Why, in this case, if G Hausdorff then G is discrete?

Question

Let $G$ a topological group. It is Hausdorff and locally compact. Why , if every point has a neighborhood that contains a finite number of points, then G is discrete?

Answer 1

This does not depend on the group structure at all.

Claim. Let $X$ be a Hausdorff topological space such that every point has a finite neighborhood. Then the topology is discrete.

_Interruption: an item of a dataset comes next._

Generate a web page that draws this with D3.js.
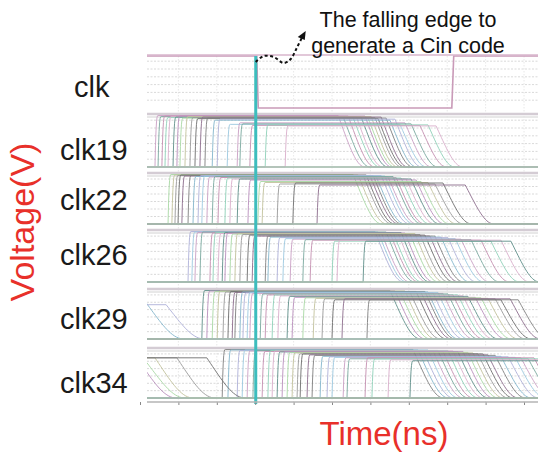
<!DOCTYPE html>
<html><head><meta charset="utf-8">
<script src="https://cdn.jsdelivr.net/npm/d3@7"></script>
<style>body{margin:0;background:#fff}svg{display:block}</style>
</head><body>
<svg id="c" width="538" height="453"></svg>
<script>
// ---------------- DATA ----------------
const panelLabels = ["clk", "clk19", "clk22", "clk26", "clk29", "clk34"];
const clkEdges = [30.4, 81.2]; // falling edge, rising edge (ns)
const timeTicks = [0, 10, 20, 30, 40, 50, 60, 70, 80, 90, 100];

const clk19Rise = [3.9, 4.7, 5.7, 6.5, 7.3, 8.6, 9.6, 10.4, 11.7, 13.0, 14.3, 15.6, 16.9, 18.8, 20.1, 22.7, 25.3, 26.0, 28.6, 32.6, 37.8];
const clk19Fall = [51.6, 52.9, 54.2, 55.5, 56.3, 57.6, 58.6, 59.4, 60.2, 61.2, 62.0, 62.8, 64.1, 65.1, 66.4, 67.7, 69.0, 70.6, 72.9, 75.0, 77.1];
const clk19Peak = [0.99, 0.97, 0.98, 0.95, 0.97, 0.96, 0.98, 0.94, 0.97, 0.95, 0.93, 0.96, 0.94, 0.90, 0.92, 0.82, 0.85, 0.83, 0.80, 0.81, 0.79];
const clk19Early = [];

const clk22Rise = [7.3, 8.3, 9.1, 9.9, 10.9, 12.5, 13.8, 15.1, 16.1, 17.4, 18.8, 20.3, 22.1, 23.4, 25.3, 28.1, 30.7, 31.8, 35.7, 39.8, 46.1];
const clk22Fall = [55.5, 56.8, 58.1, 58.9, 59.9, 60.7, 61.5, 62.8, 63.8, 64.6, 65.9, 66.7, 68.0, 69.3, 70.6, 71.9, 73.2, 75.0, 76.8, 78.9, 84.7];
const clk22Peak = [0.99, 0.98, 0.97, 0.98, 0.96, 0.97, 0.95, 0.97, 0.96, 0.94, 0.95, 0.93, 0.92, 0.90, 0.90, 0.88, 0.85, 0.83, 0.80, 0.82, 0.78];
const clk22Early = [];

const clk26Rise = [12.5, 13.5, 14.3, 15.6, 18.2, 19.0, 20.3, 21.4, 22.1, 23.4, 24.7, 26.0, 27.9, 29.2, 32.6, 33.3, 35.7, 37.2, 39.1, 42.4, 44.3, 50.0, 51.3, 58.1];
const clk26Fall = [61.2, 62.0, 62.8, 64.1, 65.1, 65.9, 67.2, 68.0, 69.0, 70.3, 71.6, 72.9, 74.2, 75.5, 76.8, 78.4, 80.2, 82.1, 83.6, 86.2, 88.8, 91.4, 94.0, 96.6];
const clk26Peak = [0.99, 0.98, 0.97, 0.98, 0.96, 0.97, 0.95, 0.97, 0.96, 0.94, 0.95, 0.93, 0.92, 0.90, 0.90, 0.88, 0.87, 0.85, 0.84, 0.83, 0.82, 0.80, 0.82, 0.80];
const clk26Early = [];

const clk29Rise = [16.1, 17.4, 18.8, 20.1, 21.6, 22.9, 24.0, 24.7, 26.0, 26.8, 27.9, 28.6, 31.3, 32.6, 34.4, 35.9, 38.3, 39.6, 42.4, 45.1, 47.4, 50.0, 52.6, 59.1];
const clk29Fall = [65.1, 66.4, 67.7, 69.0, 70.3, 71.9, 73.2, 74.2, 75.0, 76.3, 77.6, 78.9, 80.2, 81.5, 82.8, 84.1, 85.4, 87.3, 88.8, 90.6, 92.5, 94.0, 96.4, 98.5];
const clk29Peak = [0.99, 0.98, 0.97, 0.98, 0.96, 0.97, 0.95, 0.97, 0.96, 0.94, 0.95, 0.93, 0.92, 0.90, 0.90, 0.88, 0.87, 0.85, 0.84, 0.83, 0.82, 0.80, 0.82, 0.80];
const clk29Early = [1.5, 6.8];
const clk29EarlyPeak = [0.75, 0.70];

const clk34Rise = [21.4, 22.9, 25.3, 26.6, 27.9, 29.4, 31.8, 33.3, 34.4, 35.7, 37.0, 38.3, 39.6, 40.9, 41.7, 43.5, 44.8, 46.9, 48.7, 50.0, 52.9, 53.9, 58.6, 60.4, 64.6, 70.3];
const clk34Fall = [71.1, 72.4, 73.7, 75.0, 76.3, 77.6, 78.9, 80.2, 81.5, 82.8, 84.1, 85.4, 86.7, 88.0, 89.3, 90.6, 92.5, 94.0, 95.9, 97.7, 99.2, 101.1, 102.6, 105.0, 107.6, 110.2];
const clk34Peak = [0.99, 0.98, 0.97, 0.98, 0.96, 0.97, 0.95, 0.97, 0.96, 0.94, 0.95, 0.93, 0.92, 0.90, 0.90, 0.88, 0.87, 0.85, 0.84, 0.83, 0.82, 0.80, 0.82, 0.80, 0.78, 0.76];
const clk34Early = [-0.5, 1.8, 3.9, 9.6, 17.4];
const clk34EarlyPeak = [0.78, 0.72, 0.82, 0.82, 0.82];

// ---------------- LAYOUT ----------------
const W = 538, H = 453;
const svg = d3.select("#c");
const plotL = 147, plotR = 538;
const panelTop  = [56, 115, 174, 231, 290, 349];
const panelBase = [108, 167, 224, 282, 339, 398];
const axisY = 402;
const x = d3.scaleLinear().domain([0, 100]).range([140, 524]);
const tMin = x.invert(plotL) - 2, tMax = x.invert(plotR) + 12;
const yScales = panelTop.map((t, i) => d3.scaleLinear().domain([0, 1]).range([panelBase[i], t]));

const palette = ["#9a9a9a", "#b98fbd", "#8fd0b8", "#caa0c4", "#84b6cc", "#6e6e6e",
                 "#a8d8a4", "#d9aecb", "#7aa89f", "#aeb0d8", "#8d6d8d", "#c2c29c",
                 "#5f8f8a", "#c48fb0", "#9cc9e0", "#7f7f7f"];

svg.append("defs").append("clipPath").attr("id", "plotclip")
  .append("rect").attr("x", plotL).attr("y", 0).attr("width", plotR - plotL).attr("height", H);

const g = svg.append("g").attr("clip-path", "url(#plotclip)");

// vertical faint grid
g.selectAll("line.vg").data(timeTicks).join("line")
  .attr("x1", d => x(d)).attr("x2", d => x(d))
  .attr("y1", panelTop[0]).attr("y2", axisY)
  .attr("stroke", "#e2e2e2").attr("stroke-width", 0.8).attr("stroke-dasharray", "1.5,1.5");

// horizontal dotted grid per panel
const gridLevels = [0.15, 0.3, 0.45, 0.6, 0.75, 0.9];
yScales.forEach((ys) => {
  g.selectAll(null).data(gridLevels).join("line")
    .attr("x1", plotL).attr("x2", plotR)
    .attr("y1", d => ys(d)).attr("y2", d => ys(d))
    .attr("stroke", "#cfcfcf").attr("stroke-width", 0.8).attr("stroke-dasharray", "2,1.5");
});

// panel bands
yScales.forEach((ys, i) => {
  if (i === 0) return;
  g.append("line").attr("x1", plotL).attr("x2", plotR).attr("y1", ys(1) - 1).attr("y2", ys(1) - 1)
    .attr("stroke", "#d4ccd4").attr("stroke-width", 2.5);
  g.append("line").attr("x1", plotL).attr("x2", plotR).attr("y1", ys(1) + 2).attr("y2", ys(1) + 2)
    .attr("stroke", "#e0e0e0").attr("stroke-width", 1.5);
});

// waveform builder
const riseDur = 0.8;
function fallShape(u) { return 0.35 * d3.easeSinInOut(u) + 0.65 * (1 - Math.pow(1 - u, 2.2)); }
function pulse(r, f, peak, fd) {
  const pts = [[tMin, 0], [r, 0]];
  for (let k = 1; k <= 6; k++) { const u = k / 6; pts.push([r + u * riseDur, peak * d3.easeCubicOut(u)]); }
  pts.push([f, peak]);
  for (let k = 1; k <= 20; k++) { const u = k / 20; pts.push([f + u * fd, peak * (1 - fallShape(u))]); }
  pts.push([tMax, 0]);
  return pts;
}
function early(f, peak, fd) {
  const pts = [[tMin, peak], [f, peak]];
  for (let k = 1; k <= 20; k++) { const u = k / 20; pts.push([f + u * fd, peak * (1 - fallShape(u))]); }
  pts.push([tMax, 0]);
  return pts;
}

const panelsData = [
  null,
  {rise: clk19Rise, fall: clk19Fall, peak: clk19Peak, early: clk19Early, earlyPeak: [], fd: 7},
  {rise: clk22Rise, fall: clk22Fall, peak: clk22Peak, early: clk22Early, earlyPeak: [], fd: 7.5},
  {rise: clk26Rise, fall: clk26Fall, peak: clk26Peak, early: clk26Early, earlyPeak: [], fd: 7.5},
  {rise: clk29Rise, fall: clk29Fall, peak: clk29Peak, early: clk29Early, earlyPeak: clk29EarlyPeak, fd: 8},
  {rise: clk34Rise, fall: clk34Fall, peak: clk34Peak, early: clk34Early, earlyPeak: clk34EarlyPeak, fd: 8}
];

panelsData.forEach((p, i) => {
  if (!p) return;
  const ys = yScales[i];
  const line = d3.line().x(d => x(d[0])).y(d => ys(d[1]));
  const waves = p.rise.map((r, j) => pulse(r, p.fall[j], p.peak[j], p.fd));
  p.early.forEach((f, j) => waves.push(early(f, p.earlyPeak[j], 10)));
  g.selectAll(null).data(waves).join("path")
    .attr("d", line).attr("fill", "none")
    .attr("stroke", (d, j) => palette[(j * 5 + i * 3) % palette.length])
    .attr("stroke-width", 1).attr("stroke-opacity", 0.9);
  g.append("line").attr("x1", plotL).attr("x2", plotR).attr("y1", ys(0)).attr("y2", ys(0))
    .attr("stroke", "#a9bfb2").attr("stroke-width", 2.2).attr("stroke-opacity", 0.85);
});

// clk waveform
{
  const ys = yScales[0];
  const clkPts = [[tMin, 1], [clkEdges[0], 1], [clkEdges[0] + 0.4, 0], [clkEdges[1], 0], [clkEdges[1] + 0.5, 1], [tMax, 1]];
  g.append("path").attr("d", d3.line().x(d => x(d[0])).y(d => ys(d[1]))(clkPts))
    .attr("fill", "none").attr("stroke", "#c99ab8").attr("stroke-width", 1.6);
  g.append("line").attr("x1", plotL).attr("x2", plotR).attr("y1", ys(1) - 1).attr("y2", ys(1) - 1)
    .attr("stroke", "#d8b6cc").attr("stroke-width", 1.5);
}

// cyan falling-edge marker
svg.append("line").attr("x1", x(clkEdges[0]) - 1).attr("x2", x(clkEdges[0]) - 1)
  .attr("y1", yScales[0](1)).attr("y2", axisY + 2)
  .attr("stroke", "#3dbdbd").attr("stroke-width", 3);

// axis
const axis = d3.axisBottom(x).tickValues(timeTicks).tickSize(3).tickFormat("");
const ax = svg.append("g").attr("transform", `translate(0,${axisY})`).call(axis);
ax.select(".domain").remove();
ax.selectAll(".tick line").attr("stroke", "#888");
svg.append("line").attr("x1", plotL).attr("x2", plotR).attr("y1", axisY).attr("y2", axisY)
  .attr("stroke", "#b5b5b5").attr("stroke-width", 1.5);

// labels
const labelBase = [97, 160, 210, 265, 329, 393];
svg.selectAll("text.pl").data(panelLabels).join("text")
  .attr("x", (d, i) => i === 0 ? 74 : 60).attr("y", (d, i) => labelBase[i])
  .attr("font-family", "Liberation Sans, Arial, sans-serif").attr("font-size", 29)
  .attr("fill", "#1a1a1a")
  .text(d => d);

svg.append("text").attr("transform", "translate(34,222) rotate(-90)")
  .attr("text-anchor", "middle").attr("font-family", "Liberation Sans, Arial, sans-serif")
  .attr("font-size", 34).attr("fill", "#e8302a").text("Voltage(V)");
svg.append("text").attr("x", 384).attr("y", 445)
  .attr("text-anchor", "middle").attr("font-family", "Liberation Sans, Arial, sans-serif")
  .attr("font-size", 33).attr("fill", "#e8302a").text("Time(ns)");

// annotation
svg.append("text").attr("x", 408).attr("y", 27).attr("text-anchor", "middle")
  .attr("font-family", "Liberation Sans, Arial, sans-serif").attr("font-size", 21.5).attr("fill", "#111")
  .text("The falling edge to");
svg.append("text").attr("x", 408).attr("y", 53).attr("text-anchor", "middle")
  .attr("font-family", "Liberation Sans, Arial, sans-serif").attr("font-size", 21.5).attr("fill", "#111")
  .text("generate a Cin code");

const sx = x(clkEdges[0]) - 1, sy = yScales[0](1) + 6;
const arrowPts = [[sx, sy], [sx + 8, sy - 6], [sx + 18, sy - 5], [sx + 28, sy + 1], [sx + 35, sy - 3], [sx + 41, sy - 14], [sx + 46, sy - 24]];
svg.append("path").attr("d", d3.line().curve(d3.curveCatmullRom)(arrowPts))
  .attr("fill", "none").attr("stroke", "#111").attr("stroke-width", 2).attr("stroke-dasharray", "3,2.5");
{
  const tip = [sx + 50, sy - 31];
  svg.append("path").attr("d", `M${tip[0]},${tip[1]} L${tip[0] - 8},${tip[1] + 6} L${tip[0] - 1},${tip[1] + 9} Z`)
    .attr("fill", "#111");
}
</script>
</body></html>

Proof. For every $x\in X$ let $U_x=\{x, u_1,\ldots,u_n\}$ be a finite open set containing $x$. Apply the Haudorff property to each of the pairs $(x,u_i)$ in turn to obtain open sets separating $x$ from each of the $u_i$. Intersect $U_x$ with the sets separating $x$ from the $u_i$ to obtain the singleton set $\{x\}$, which is open since it is a finite intersection of open sets.

Answer 2

Let $x \in G$ and let $U$ be a finite open set such that $x \in U$. Since $G$ is Hausdorff each singleton set is closed. If you remove from $U$ all points except $x$ you will be left with $\{x\}$. This proves that each singleton set is open (since finite union of closed sets is closed). Hence all sets are open.

Answer 3

Your point $p$ has a finite neighbourhood $N$. Let the other points of $N$ be $p_1,\ldots,p_n$. By Hausdorffness, $p$ has a neighbourhood $U_j$ not containing $p_j$. Then $N\cap U_1\cap\cdots \cap U_n=\{p\}$ is a neighbourhood of $p$. Therefore $G$ is discrete.

Answer 4

Let $x$ be a point of $G$ and $U$ an open subset of $x$ whose element are $x_1=x,...,x_n$ since $G$ is Haussdorff there exists open subsets $U_i, V_i, i>1$ such that $x_i\in U_i, x\in V_i$ and $U_i\cap V_i$ is empty. Take $V=U\cap_i V_i$. $V$ is an open subset whose only element is $x$.